Unlike a typical play, in readers’ theater actors don’t memorize their lines or use elaborate sets and costumes. Instead they focus on vocal expression to help the audience understand the story.
“This experience was by far one of my favorites since I’ve been here at Wingate University,” says music education major Ariel Ray. “It was such a wonderful experience to see the faces of these kids light up, and to see their different reactions to our stories. You could tell they loved the interaction; and as a future teacher, I loved being in this environment.”
Pann’s classes began giving interpretive readings in elementary schools in February. To prepare for recent performances at Wingate Elementary and East Elementary, Ray reviewed her lines multiple times. She says she tried to make each one exciting by adding movement and vocal changes. And she spent time trying to rethink the stories from a child’s perspective.
“As I grew older so did my sense of humor, so I had to take a step back and think about what would and would not be entertaining and comprehensible for the children,” she says.
Pann says the 18 students in her spring Communication 350 course are mostly communication majors. She wants them to work on language skills and voice inflection. But she also has another goal in mind in offering up the performances of fractured fairy tales for young audiences.

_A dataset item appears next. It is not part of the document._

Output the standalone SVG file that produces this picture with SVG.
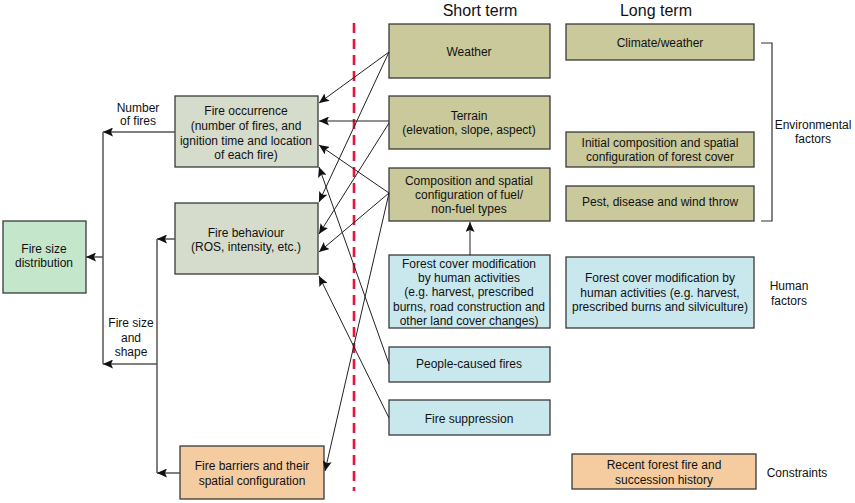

Wingate Elementary second-graders get a giggle out of a theatrical reading of fractured fairy tales during a recent performance by Barbara Pann’s Oral Interpretation class.
“I want them to feel the elation that actors feel when they get applause,” Pann says. She knows that some of her students have never been on stage.
Even those, like Ray, who have been in theater productions their whole lives have found new inspiration in the elementary classroom.
“There is no audience quite like that full of children,” Ray says. “Even when there were mess-ups, there’s something about performing for a child that is much more forgiving and understanding.”
Pann’s students have performed “Stone Soup,” Robert Munsch’s “The Paper Bag Princess” and other children’s stories that have unexpected twists. Pann has been happy to see such positive responses.
“I asked my students for feedback about what they got out of the events, and several of them wrote ‘smiles,’” Pann says.
Ray agrees: “The kids were so well-behaved, and when they laughed and smiled it truly put an immense amount of joy in my soul.”
This won’t be the only opportunity the Oral Interpretation class gets to showcase their skills. At the end of the semester, Pann usually stages a Lyceum for all her performance classes.